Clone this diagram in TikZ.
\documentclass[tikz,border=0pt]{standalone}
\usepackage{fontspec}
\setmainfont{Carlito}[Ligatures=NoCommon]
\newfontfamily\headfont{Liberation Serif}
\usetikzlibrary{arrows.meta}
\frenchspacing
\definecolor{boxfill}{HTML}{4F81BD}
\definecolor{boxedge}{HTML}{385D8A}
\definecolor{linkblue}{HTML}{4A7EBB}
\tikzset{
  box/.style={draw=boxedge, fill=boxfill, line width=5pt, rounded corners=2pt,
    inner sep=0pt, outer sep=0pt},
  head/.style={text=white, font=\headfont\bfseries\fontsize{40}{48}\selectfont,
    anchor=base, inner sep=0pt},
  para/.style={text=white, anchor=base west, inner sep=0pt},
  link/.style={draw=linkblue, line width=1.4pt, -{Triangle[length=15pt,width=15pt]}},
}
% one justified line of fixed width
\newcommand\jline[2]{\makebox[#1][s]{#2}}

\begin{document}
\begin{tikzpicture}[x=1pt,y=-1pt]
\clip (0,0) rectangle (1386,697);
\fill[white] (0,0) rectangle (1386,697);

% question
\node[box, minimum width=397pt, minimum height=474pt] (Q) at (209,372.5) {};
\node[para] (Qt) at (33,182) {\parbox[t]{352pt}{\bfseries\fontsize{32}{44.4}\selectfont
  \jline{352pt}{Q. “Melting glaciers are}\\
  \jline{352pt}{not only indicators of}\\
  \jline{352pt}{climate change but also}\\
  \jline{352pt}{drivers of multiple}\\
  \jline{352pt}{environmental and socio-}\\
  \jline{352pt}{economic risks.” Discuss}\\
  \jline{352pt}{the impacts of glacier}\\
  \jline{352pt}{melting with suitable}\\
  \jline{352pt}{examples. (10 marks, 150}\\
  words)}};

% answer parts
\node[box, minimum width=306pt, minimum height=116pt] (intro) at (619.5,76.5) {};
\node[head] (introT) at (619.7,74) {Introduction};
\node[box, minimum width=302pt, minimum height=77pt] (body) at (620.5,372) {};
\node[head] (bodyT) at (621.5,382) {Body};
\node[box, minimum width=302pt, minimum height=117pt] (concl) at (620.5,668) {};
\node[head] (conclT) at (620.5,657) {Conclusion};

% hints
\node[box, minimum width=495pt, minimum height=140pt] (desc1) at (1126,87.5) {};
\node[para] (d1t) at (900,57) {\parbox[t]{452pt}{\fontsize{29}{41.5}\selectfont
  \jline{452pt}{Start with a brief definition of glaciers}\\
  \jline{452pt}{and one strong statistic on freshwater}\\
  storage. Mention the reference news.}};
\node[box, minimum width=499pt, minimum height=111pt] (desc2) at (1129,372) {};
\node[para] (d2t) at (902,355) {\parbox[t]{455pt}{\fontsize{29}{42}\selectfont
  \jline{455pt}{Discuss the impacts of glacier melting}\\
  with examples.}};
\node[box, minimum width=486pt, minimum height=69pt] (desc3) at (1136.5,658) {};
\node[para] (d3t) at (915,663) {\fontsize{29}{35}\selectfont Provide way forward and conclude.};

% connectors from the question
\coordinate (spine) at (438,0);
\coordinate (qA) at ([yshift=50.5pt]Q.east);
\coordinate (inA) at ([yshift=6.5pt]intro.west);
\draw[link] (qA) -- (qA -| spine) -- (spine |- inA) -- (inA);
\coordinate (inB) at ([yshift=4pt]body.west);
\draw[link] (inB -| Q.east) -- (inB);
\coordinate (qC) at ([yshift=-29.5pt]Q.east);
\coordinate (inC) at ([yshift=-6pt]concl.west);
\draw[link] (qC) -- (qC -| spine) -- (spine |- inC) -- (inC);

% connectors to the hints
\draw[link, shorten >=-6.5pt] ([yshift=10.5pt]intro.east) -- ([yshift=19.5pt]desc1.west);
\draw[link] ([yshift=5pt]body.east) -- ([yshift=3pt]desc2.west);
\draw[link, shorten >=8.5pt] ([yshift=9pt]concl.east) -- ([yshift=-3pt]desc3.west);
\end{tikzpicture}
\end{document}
******************************
* Exercise requirements
Please return the data above exactly as given.

* Complete output
Clone this diagram in TikZ.
\documentclass[tikz,border=0pt]{standalone}
\usepackage{fontspec}
\setmainfont{Carlito}[Ligatures=NoCommon]
\newfontfamily\headfont{Liberation Serif}
\usetikzlibrary{arrows.meta}
\frenchspacing
\definecolor{boxfill}{HTML}{4F81BD}
\definecolor{boxedge}{HTML}{385D8A}
\definecolor{linkblue}{HTML}{4A7EBB}
\tikzset{
  box/.style={draw=boxedge, fill=boxfill, line width=5pt, rounded corners=2pt,
    inner sep=0pt, outer sep=0pt},
  head/.style={text=white, font=\headfont\bfseries\fontsize{40}{48}\selectfont,
    anchor=base, inner sep=0pt},
  para/.style={text=white, anchor=base west, inner sep=0pt},
  link/.style={draw=linkblue, line width=1.4pt, -{Triangle[length=15pt,width=15pt]}},
}
% one justified line of fixed width
\newcommand\jline[2]{\makebox[#1][s]{#2}}

\begin{document}
\begin{tikzpicture}[x=1pt,y=-1pt]
\clip (0,0) rectangle (1386,697);
\fill[white] (0,0) rectangle (1386,697);

% question
\node[box, minimum width=397pt, minimum height=474pt] (Q) at (209,372.5) {};
\node[para] (Qt) at (33,182) {\parbox[t]{352pt}{\bfseries\fontsize{32}{44.4}\selectfont
  \jline{352pt}{Q. “Melting glaciers are}\\
  \jline{352pt}{not only indicators of}\\
  \jline{352pt}{climate change but also}\\
  \jline{352pt}{drivers of multiple}\\
  \jline{352pt}{environmental and socio-}\\
  \jline{352pt}{economic risks.” Discuss}\\
  \jline{352pt}{the impacts of glacier}\\
  \jline{352pt}{melting with suitable}\\
  \jline{352pt}{examples. (10 marks, 150}\\
  words)}};

% answer parts
\node[box, minimum width=306pt, minimum height=116pt] (intro) at (619.5,76.5) {};
\node[head] (introT) at (619.7,74) {Introduction};
\node[box, minimum width=302pt, minimum height=77pt] (body) at (620.5,372) {};
\node[head] (bodyT) at (621.5,382) {Body};
\node[box, minimum width=302pt, minimum height=117pt] (concl) at (620.5,668) {};
\node[head] (conclT) at (620.5,657) {Conclusion};

% hints
\node[box, minimum width=495pt, minimum height=140pt] (desc1) at (1126,87.5) {};
\node[para] (d1t) at (900,57) {\parbox[t]{452pt}{\fontsize{29}{41.5}\selectfont
  \jline{452pt}{Start with a brief definition of glaciers}\\
  \jline{452pt}{and one strong statistic on freshwater}\\
  storage. Mention the reference news.}};
\node[box, minimum width=499pt, minimum height=111pt] (desc2) at (1129,372) {};
\node[para] (d2t) at (902,355) {\parbox[t]{455pt}{\fontsize{29}{42}\selectfont
  \jline{455pt}{Discuss the impacts of glacier melting}\\
  with examples.}};
\node[box, minimum width=486pt, minimum height=69pt] (desc3) at (1136.5,658) {};
\node[para] (d3t) at (915,663) {\fontsize{29}{35}\selectfont Provide way forward and conclude.};

% connectors from the question
\coordinate (spine) at (438,0);
\coordinate (qA) at ([yshift=50.5pt]Q.east);
\coordinate (inA) at ([yshift=6.5pt]intro.west);
\draw[link] (qA) -- (qA -| spine) -- (spine |- inA) -- (inA);
\coordinate (inB) at ([yshift=4pt]body.west);
\draw[link] (inB -| Q.east) -- (inB);
\coordinate (qC) at ([yshift=-29.5pt]Q.east);
\coordinate (inC) at ([yshift=-6pt]concl.west);
\draw[link] (qC) -- (qC -| spine) -- (spine |- inC) -- (inC);

% connectors to the hints
\draw[link, shorten >=-6.5pt] ([yshift=10.5pt]intro.east) -- ([yshift=19.5pt]desc1.west);
\draw[link] ([yshift=5pt]body.east) -- ([yshift=3pt]desc2.west);
\draw[link, shorten >=8.5pt] ([yshift=9pt]concl.east) -- ([yshift=-3pt]desc3.west);
\end{tikzpicture}
\end{document}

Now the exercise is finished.